Roughly 22,000 members were eligible to vote, but only a little more than 8,000 voted on the first ballot. May acknowledged being “disappointed” by the turnout when asked by a reporter on Saturday.

“But I have to say given the climate in which this campaign was fought, and I think all of us a candidate felt the headwinds, it’s a respectable show of support from our membership and their commitment to this party,” May added.

Over the course of the six-month race, leadership hopefuls had been quick to acknowledge the party’s struggles and offered differing visions on how to heal wounds, excite supporters and attract new support at the polls.

Paul, who became the first Black woman to lead a federal party in Canada in 2020, resigned as Green leader not long after last year’s election. There was an earlier move to oust Paul as leader, rife with accusations that she described as “racist” and “sexist.”

Paul has described her time as leader as “the worst period” in her life.

Amita Kuttner, an astrophysicist chosen to be interim Green leader after Paul left the job, became the first transgender leader of a major federal political party in Canada.

Kuttner, who also identifies as nonbinary, did not seek the permanent leadership but spoke about the need for party unity during their tenure.

Several of the candidates spoke about a need for less division during the leadership campaign, including Keenan and her running mate Chad Walcott.

The other co-leadership pair had argued their fresh faces are just what the party needs in a “make-or-break moment.”

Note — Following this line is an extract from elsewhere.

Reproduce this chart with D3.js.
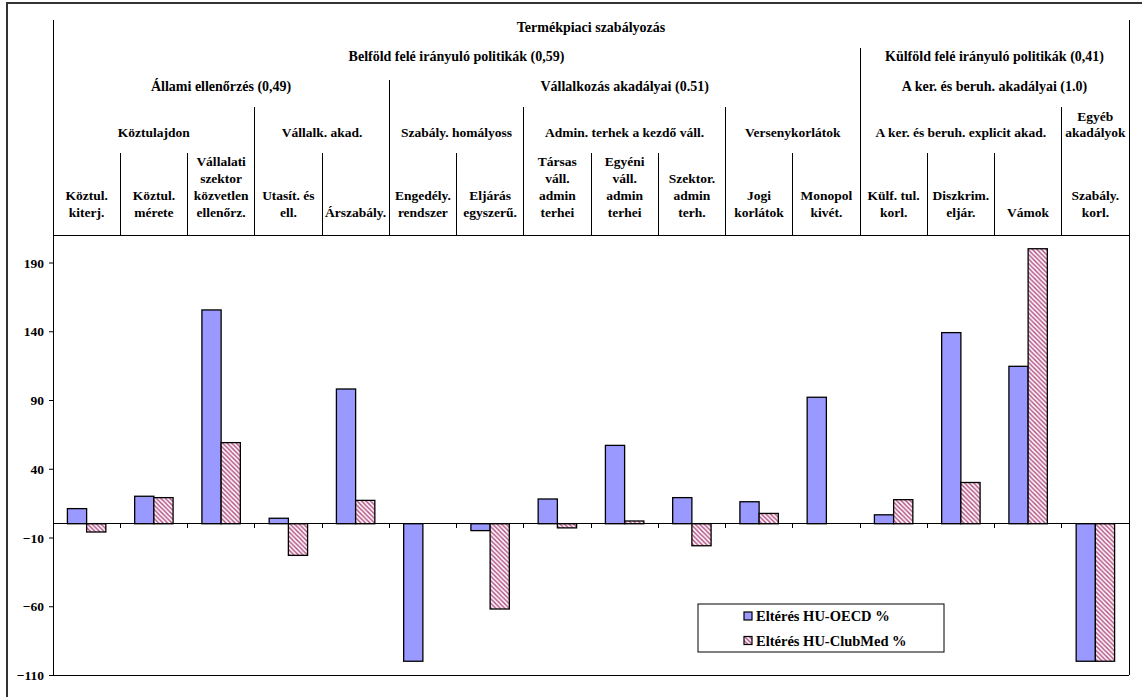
<!DOCTYPE html>
<html><head><meta charset="utf-8">
<script src="https://cdn.jsdelivr.net/npm/d3@7"></script>
<style>
html,body{margin:0;padding:0;background:#fff;}
</style></head>
<body><svg id="c" width="1142" height="697"></svg>
<script>
// ---- data ----
const categories = [
  ["Köztul.","kiterj."],["Köztul.","mérete"],["Vállalati","szektor","közvetlen","ellenőrz."],
  ["Utasít. és","ell."],["Árszabály."],["Engedély.","rendszer"],["Eljárás","egyszerű."],
  ["Társas","váll.","admin","terhei"],["Egyéni","váll.","admin","terhei"],["Szektor.","admin","terh."],
  ["Jogi","korlátok"],["Monopol","kivét."],["Külf. tul.","korl."],["Diszkrim.","eljár."],
  ["Vámok"],["Szabály.","korl."]
];
const seriesNames = ["Eltérés HU-OECD %","Eltérés HU-ClubMed %"];
const oecdValues    = [11, 20, 155.5, 4, 98, -100, -5, 18, 57, 19, 16, 92, 6.5, 139, 114.5, -100];
const clubMedValues = [-6, 19, 59, -23, 17, 0, -62, -3, 2, -16, 7.5, 0, 17.5, 30, 200, -100];
const yTicks = [-110, -60, -10, 40, 90, 140, 190];
const headerLevel0 = [["Termékpiaci szabályozás", 0, 16]];
const headerLevel1 = [["Belföld felé irányuló politikák (0,59)", 0, 12], ["Külföld felé irányuló politikák (0,41)", 12, 16]];
const headerLevel2 = [["Állami ellenőrzés (0,49)", 0, 5], ["Vállalkozás akadályai (0.51)", 5, 12], ["A ker. és beruh. akadályai (1.0)", 12, 16]];
const headerLevel3 = [[["Köztulajdon"], 0, 3], [["Vállalk. akad."], 3, 5], [["Szabály. homályoss"], 5, 7],
  [["Admin. terhek a kezdő váll."], 7, 10], [["Versenykorlátok"], 10, 12],
  [["A ker. és beruh. explicit akad."], 12, 15], [["Egyéb", "akadályok"], 15, 16]];

// ---- layout ----
const FONT = "'Liberation Serif', 'DejaVu Serif', serif";
const FS = 13.5;
const svg = d3.select("#c");
const L = 53, R = 1129, T = 235, B = 675, headTop = 20;
const x = d3.scaleBand().domain(d3.range(categories.length)).range([L, R]).paddingInner(0).paddingOuter(0);
const y = d3.scaleLinear().domain([-110, 210]).range([B, T]);
const bx = i => L + i * x.step();

// outer frame (clipped by window)
svg.append("rect").attr("x", 7).attr("y", 3).attr("width", 1160).attr("height", 720)
  .attr("fill", "none").attr("stroke", "#333").attr("stroke-width", 2);

// hatch pattern
const defs = svg.append("defs");
const pat = defs.append("pattern").attr("id", "hatch").attr("patternUnits", "userSpaceOnUse")
  .attr("width", 4.5).attr("height", 4.5);
pat.append("rect").attr("width", 4.5).attr("height", 4.5).attr("fill", "#fff");
pat.append("path").attr("d", "M-1,-1 L5.5,5.5 M-1,3.5 L1,5.5 M3.5,-1 L5.5,1")
  .attr("stroke", "#b8588a").attr("stroke-width", 1.5);

// header lines
const line = (x1, y1, x2, y2, w) => svg.append("line").attr("x1", x1).attr("y1", y1).attr("x2", x2).attr("y2", y2)
  .attr("stroke", "#000").attr("stroke-width", w || 1).attr("shape-rendering", "crispEdges");
const levels = [[headerLevel1, 48], [headerLevel2, 80], [headerLevel3, 107]];
for (let i = 1; i < categories.length; i++) {
  let top = 153;
  for (const [lv, t] of levels) { if (lv.some(g => g[1] === i)) { top = t; break; } }
  line(bx(i), top, bx(i), T);
}
line(L, headTop, L, B);
line(R, headTop, R, B);
line(L, T, R, T);
line(L, B, R, B);

const txt = (xx, yy, t, anchor, fs) => svg.append("text").attr("x", xx).attr("y", yy)
  .attr("text-anchor", anchor || "middle").attr("font-family", FONT).attr("font-weight", "bold")
  .attr("font-size", fs || FS).attr("fill", "#000").text(t);

// header texts
const cx = (s, e) => (bx(s) + bx(e)) / 2;
const drawRow = (lv, base, fs) => lv.forEach(([lab, s, e]) => {
  const lines = Array.isArray(lab) ? lab : [lab];
  lines.forEach((t, k) => txt(cx(s, e), base - (lines.length - 1 - k) * 16.5, t, "middle", fs));
});
drawRow(headerLevel0, 32, 14);
drawRow(headerLevel1, 61, 14);
drawRow(headerLevel2, 91, 14);
drawRow(headerLevel3, 137);
categories.forEach((lines, i) => {
  lines.forEach((t, k) => txt(x(i) + x.bandwidth() / 2, 217 - (lines.length - 1 - k) * 17, t));
});

// bars
const bw = x.step() / 3.5;
const drawBars = (vals, fill, off) => svg.append("g").selectAll("rect").data(vals).join("rect")
  .attr("x", (d, i) => x(i) + x.bandwidth() / 2 + off * bw)
  .attr("y", d => y(Math.max(0, d))).attr("width", bw)
  .attr("height", d => Math.abs(y(d) - y(0)))
  .attr("fill", fill).attr("stroke", "#000").attr("stroke-width", 1.3)
  .style("display", d => d === 0 ? "none" : null);
drawBars(oecdValues, "#9999ff", -1);
drawBars(clubMedValues, "url(#hatch)", 0);

// zero axis with ticks at category boundaries
line(L, y(0), R, y(0), 1.3);
for (let i = 1; i < categories.length; i++) line(bx(i), y(0), bx(i), y(0) + 4);

// y axis
const ya = svg.append("g").attr("transform", `translate(${L},0)`)
  .call(d3.axisLeft(y).tickValues(yTicks).tickSize(4).tickFormat(d3.format("d")));
ya.attr("font-family", FONT).attr("font-size", FS).attr("font-weight", "bold");
ya.select(".domain").remove();
ya.selectAll("line").attr("stroke", "#000");
ya.selectAll("text").attr("x", -9).attr("dy", "0.35em").attr("fill", "#000");

// legend
const lg = svg.append("g");
lg.append("rect").attr("x", 698).attr("y", 604).attr("width", 246).attr("height", 48)
  .attr("fill", "#fff").attr("stroke", "#000").attr("stroke-width", 1);
const legFills = ["#9999ff", "url(#hatch)"];
seriesNames.forEach((n, k) => {
  lg.append("rect").attr("x", 744).attr("y", 612 + k * 24.5).attr("width", 8).attr("height", 8)
    .attr("fill", legFills[k]).attr("stroke", "#000").attr("stroke-width", 1.2);
  txt(756, 621 + k * 24.5, n, "start", 14.5);
});
</script></body></html>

Keenan told reporters she was proud of receiving the votes she did, and said it was up to May to decide what future she would have within the party.

“There’s a large portion of the Green Party base that is looking for new energy and vision,” she said, adding members need to bridge divides between old and new members by building “intergenerational solidarity.”

Simon Gnocchini-Messier and Sarah Gabrielle Baron, who both ran unsuccessfully for the party in past elections, rounded out the ballot.